Feisty beta gets a big +1 from me

Edit: Unfortunately, the images originally included in this post are gone, because of hosting problems in late 2009. My apologies.

I put a straight Feisty Ubuntu installation on my fastest machine (1Ghz 🙄 ) yesterday. I don’t have to tell you that I’m not a real big fan of Gnome or the default Ubuntu environment, but I have to admit that things are looking very good.

It took a while to get it all in place, but the default partitioning and hardware setup was exceptionally easy to handle. I used the alternate installation (the live CD is a waste to me), and it’s almost step-for-step the same as previous versions. Start to finish was about an hour, with a slight delay here and there while it probed my oversized hard drives.

When it was done, Feisty had configured my Intel PRO 2200BG wireless perfectly, found my modular hard drive, sound card, USB, PCMCIA, DVD+-RW … pretty much everything, which is what I expect for a 7-year-old computer. I would have been highly disappointed — and probably shocked — if something had fallen through the cracks.
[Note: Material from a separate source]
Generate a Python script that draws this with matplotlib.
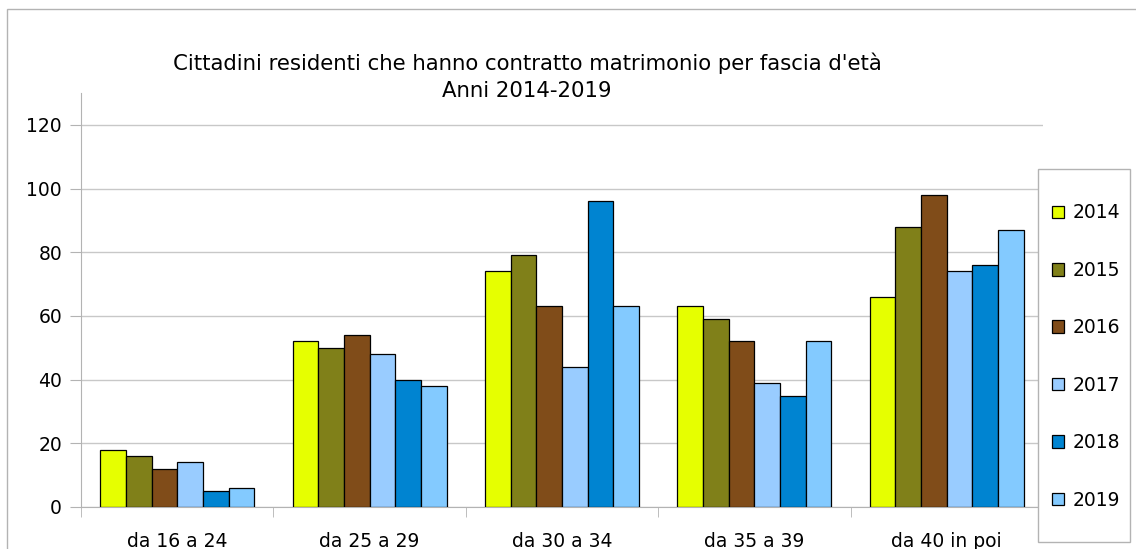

Gnome runs a little sluggish. Boot times are about twice what I get with Openbox or even straight Beryl, but I anticipate that with a full desktop environment. I would be unnecessarily critical if I made a point of harassing Gnome for doing so much more than Openbox does alone.

There are a couple of weird things that I just never see under my stripped-down versions of Ubuntu. The Gnome Keyring Manager seems like a good idea, but it keeps my network from simply jumping online when I turn on the machine. I have to give it the password, and I haven’t found a way around that yet. I’m sure I will soon.

And until I actually hand-edited the fstab file to include the modular drive, I had to remount it every time I started up — although not with a password. It would show up in Nautilus, but wouldn’t mount until I double-clicked on the icon. Not a major point, but I keep some of my preferred wallpaper there, and it meant I was losing the background image on startup since the drive wasn’t accessible until I poked at it. A minor quibble, I admit.

But this is a strong improvement over the last time I used Gnome … a year ago. What impressed me the most was how much more seems integrated into the GUI. I can remember fresh Breezy installations needing a mess of editing to bring into line. You had to manually install Flash, DVD decoding, MPlayer for video inside Firefox … it was like an entire second step for installing.

But yesterday I installed Flash, MPlayer and the Mozilla plugin, Deluge, Audacious, proprietary Nvidia drivers and a list of other things without ever opening a terminal. Heck, all but one of those I installed without even opening Synaptic. This might put Automatix out of business.

Now a sour note: Since I mentioned it, I have to admit that my biggest problems have been the proprietary drivers. My 64Mb Geforce4 440 Go simply doesn’t work with 96xx-series drivers — no matter what Nvidia says — and it’s been a real hairball to figure out a workaround.

But without some sort of intermediary nvidia-glx package, I’m stuck using nvidia-glx-legacy, and I get very weird X lockups with that. Everything freezes, the mouse stutters impatiently, and eventually I have to cut the power completely to get my system back. I noticed that installing nvidia-glx didn’t install linux-386, so as an experiment I put linux-386 on there. Still no luck. Dead X within seconds of booting.

So that will be my personal Feisty cross to bear, and I’m not sure how much of it is really Ubuntu’s fault. Without a proper open source Nvidia driver, problems like mine don’t go away. Nvidia probably won’t be jumping in to save me any time soon, so I’ll go back to building the 8756 driver myself, and seeing how close I can get to proper video acceleration. Things could always be worse. At least the nv driver is working.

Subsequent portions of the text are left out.